Ballast concludes with similar optimism, and as in The Son, the grace note is earned by the intensity of what has preceded it. Following the drug-related death of his identical twin brother Darius (and his own subsequent suicide attempt), DJ-turned-convenience-store-manager Lawrence (the towering Micheal J.Smith, Sr.) must confront both his own debilitating grief and the active resentment of Darius’ estranged wife Marlee (Tarra Riggs) and 12-year old son James (Jim Myron Ross). At the film’s outset, Lawrence seems incapable of helping anybody, much less himself — he’s introduced in a catatonic state, and he doesn’t speak a word of dialogue for several scenes even after he recovers from his self-inflected gunshot wound. As Ballast progresses, however, he emerges from his shellshock and inveigles himself into Marlee and James’ affairs. (James’ involvement with some juvenile drug dealers has compromised their already-tenuous home life; they end up moving into a second house on Lawrence’s property.)
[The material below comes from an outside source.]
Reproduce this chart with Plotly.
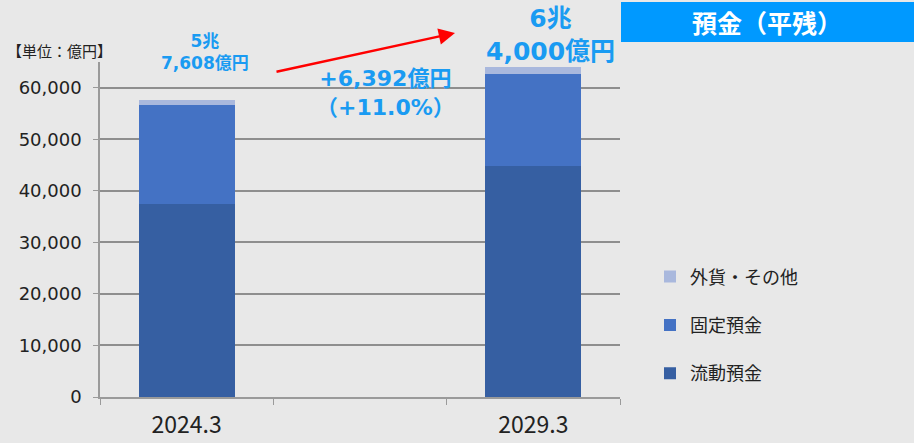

It’s as if Lawrence were attempting to suture the once-imperceptible but now bottomless gap between himself and his late twin by stepping — tentatively but deliberately — into the wreckage of his life. Like Olivier in The Son, his motives are at once impeccable and tinged with peril; as in The Son, Hammer places the onus of interpretation on the audience, keeping dialogue and expository details to a minimum. Marlee, who cites Lawrence’s possessiveness of Darius as a major factor in the dissolution of her marriage, strains against reconciliation. James — who has been brought up to know very little about his father — goes to extremes to take out his aggression: He breaks into his uncle’s house and demands money from him at gunpoint — using the same gun with which Lawrence had shot himself. James’ rage is subordinate to his curiosity, however, and his need to know something about his father leads to more civil interactions. These scenes, in which a confused boy confronts the physical duplicate of the father he had never known, are extremely moving but also worrisome. If Lawrence and Darius’ lives were compromised by the blurring of personal lines, then this act of transference carries the potential for disaster.
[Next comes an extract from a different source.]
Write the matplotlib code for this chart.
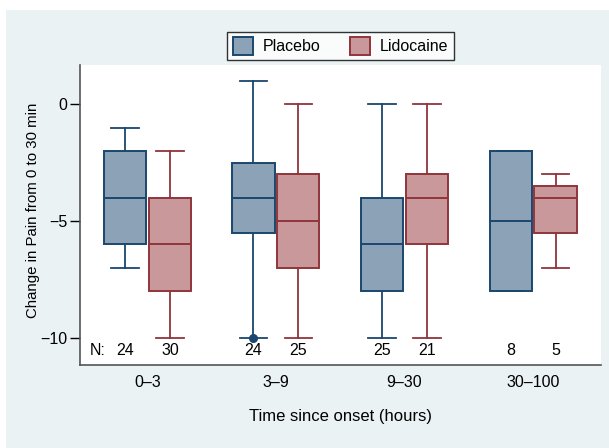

Uneasiness suffuses every frame of Ballast, which is a work of unique and sustained tension. The suspense obviously derives from the troubled relationships of the characters, but there is a welcome sense that the plot is developing in accordance with their actions, rather than being pasted over top of them (another point of convergence with the Dardennes). There is also tension in the landscape: the Bunuelian saw about the link between specificity and universality is in evidence here. Films about economically disadvantaged people in the American South are nothing new, but where Ballast differs from a superficially similar film like David Gordon Green’s George Washington — another title oft-cited in Sundance dispatches — is in its studied (and refreshing) lack of lyricism. Hammer does not strain towards the cliché of the beauty of desolation. This is not to say that there aren’t arresting shots — the opening image of a flock of birds in flight is thrillingly oblique; a key conversation takes place with the speakers out of focus over a third party’s shoulder, compounding his remove from the discussion — but the camera is rarely still long enough for us to register beauty, and the landscape is always seen oppressively. The wizened horizontal lines and frightening openness (there is nowhere to hide here) weigh as heavily on Lawrence, Marlee and James, exterior space exacerbating interior dilemmas.
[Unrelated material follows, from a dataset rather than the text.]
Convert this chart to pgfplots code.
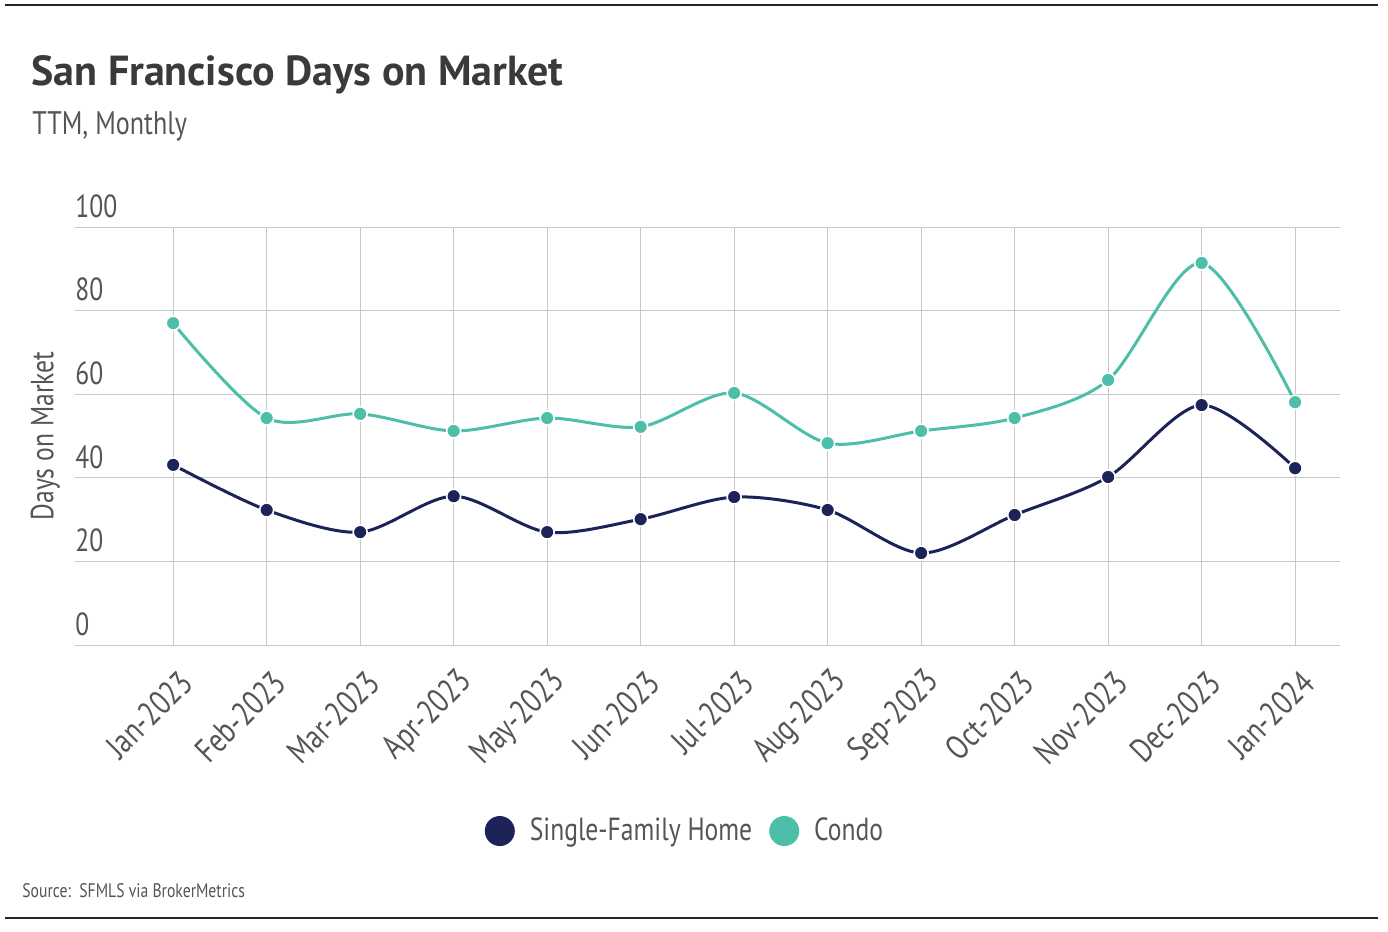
\documentclass[border=0pt]{standalone}
\usepackage{fontspec}
\setmainfont{PT Sans}
\newfontfamily\narrow[FakeStretch=0.8]{PT Sans}
\usepackage{pgfplots}
\pgfplotsset{compat=1.18}
\definecolor{navy}{HTML}{1B2359}
\definecolor{teal}{HTML}{4DBFA9}
\definecolor{txt}{HTML}{555555}
\definecolor{ttl}{HTML}{3A3A3A}
\definecolor{grd}{HTML}{C8C8C8}

\pgfplotstableread{
x sfh condo
0 43.1 77.0
1 32.3 54.3
2 27.0 55.3
3 35.6 51.2
4 27.0 54.3
5 30.1 52.2
6 35.4 60.3
7 32.3 48.3
8 22.0 51.2
9 31.1 54.3
10 40.2 63.4
11 57.4 91.4
12 42.3 58.1
}\dom

\begin{document}
\begin{tikzpicture}[x=0.5pt,y=-0.5pt]
\path[use as bounding box] (0,0) rectangle (1388,932);
\draw[line width=1pt,black!85] (5,5) -- (1378,5);
\draw[line width=1pt,black!85] (5,918) -- (1378,918);
\node[anchor=base west,inner sep=0,text=ttl,font=\fontsize{21}{24}\selectfont\bfseries] at (31,85) {San Francisco Days on Market};
\node[anchor=base west,inner sep=0,text=txt,font=\narrow\fontsize{16.3}{19}\selectfont] at (32,134) {TTM, Monthly};
\node[anchor=base west,inner sep=0,text=txt,font=\narrow\fontsize{9.8}{12}\selectfont] at (22,897) {Source:\ \ SFMLS via BrokerMetrics};

\begin{axis}[
  at={(37.5pt,-322.5pt)}, anchor=south west,
  scale only axis, width=632.5pt, height=209pt,
  xmin=-1.05, xmax=12.48, ymin=0, ymax=100,
  axis line style={draw=none},
  xtick={0,...,12}, ytick={0,20,...,100},
  xticklabels={Jan-2023,Feb-2023,Mar-2023,Apr-2023,May-2023,Jun-2023,Jul-2023,Aug-2023,Sep-2023,Oct-2023,Nov-2023,Dec-2023,Jan-2024},
  major tick length=0pt,
  xmajorgrids, ymajorgrids,
  grid style={grd,line width=0.5pt},
  clip=false,
  /pgf/number format/assume math mode=true,
  tick label style={text=txt,font=\narrow\fontsize{16}{18}\selectfont},
  yticklabel style={anchor=south west,inner sep=0pt,yshift=4.5pt},
  yticklabel shift=0pt,
  xticklabel style={rotate=45,anchor=east,inner sep=0pt,xshift=-6.5pt,yshift=-16pt,font=\narrow\fontsize{17}{19}\selectfont},
  ylabel={Days on Market},
  ylabel style={text=txt,font=\narrow\fontsize{16}{18}\selectfont,at={(rel axis cs:0,0.5)},yshift=4pt},
  legend columns=2,
  legend style={draw=none,at={(0.483,-0.445)},anchor=center,font=\narrow\fontsize{16}{18}\selectfont,text=txt,
    /tikz/every even column/.append style={column sep=6.5pt}},
]
\addlegendimage{legend image code/.code={\path[draw=none] (-4.5pt,0) -- (16pt,0);\fill[navy,draw=none] (3pt,0) circle (7.5pt);}}
\addlegendentry{Single-Family Home}
\addlegendimage{legend image code/.code={\path[draw=none] (-4.5pt,0) -- (16pt,0);\fill[teal,draw=none] (3pt,0) circle (7.5pt);}}
\addlegendentry{Condo}
\addplot[navy,line width=1.5pt,smooth,tension=0.5,mark=*,mark size=3.5pt,
  mark options={fill=navy,draw=white,line width=0.8pt},forget plot] table[x=x,y=sfh]{\dom};
\addplot[teal,line width=1.5pt,smooth,tension=0.5,mark=*,mark size=3.5pt,
  mark options={fill=teal,draw=white,line width=0.8pt},forget plot] table[x=x,y=condo]{\dom};
\end{axis}
\end{tikzpicture}
\end{document}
It’s an environment that seems barely conducive to survival — like the Dardennes’ Seraing — but in this film, mere survival doesn’t cut it: there must be a fight towards something more. Lawrence’s overtures — he offers to make Marlee a partner in the convenience store, to split profits, to home-school James, to be present in their lives — have a deeply selfish aspect, but he’s fumbling towards the best of all outcomes: A mutual rescue. We hope that Marlee and James will be able to meet him halfway, just as we hope late in The Son that the magnitude of Olivier’s gesture will be recognized and accepted despite the very real terror it engenders for both parties. The title of Ballast refers to a weight taken on by ships to stay upright which is dumped once the boat reaches port; that one can read Hammer’s remarkable debut as being as much about the need to take on weight as the need to discard it speaks to its finely wrought and altogether remarkable balance.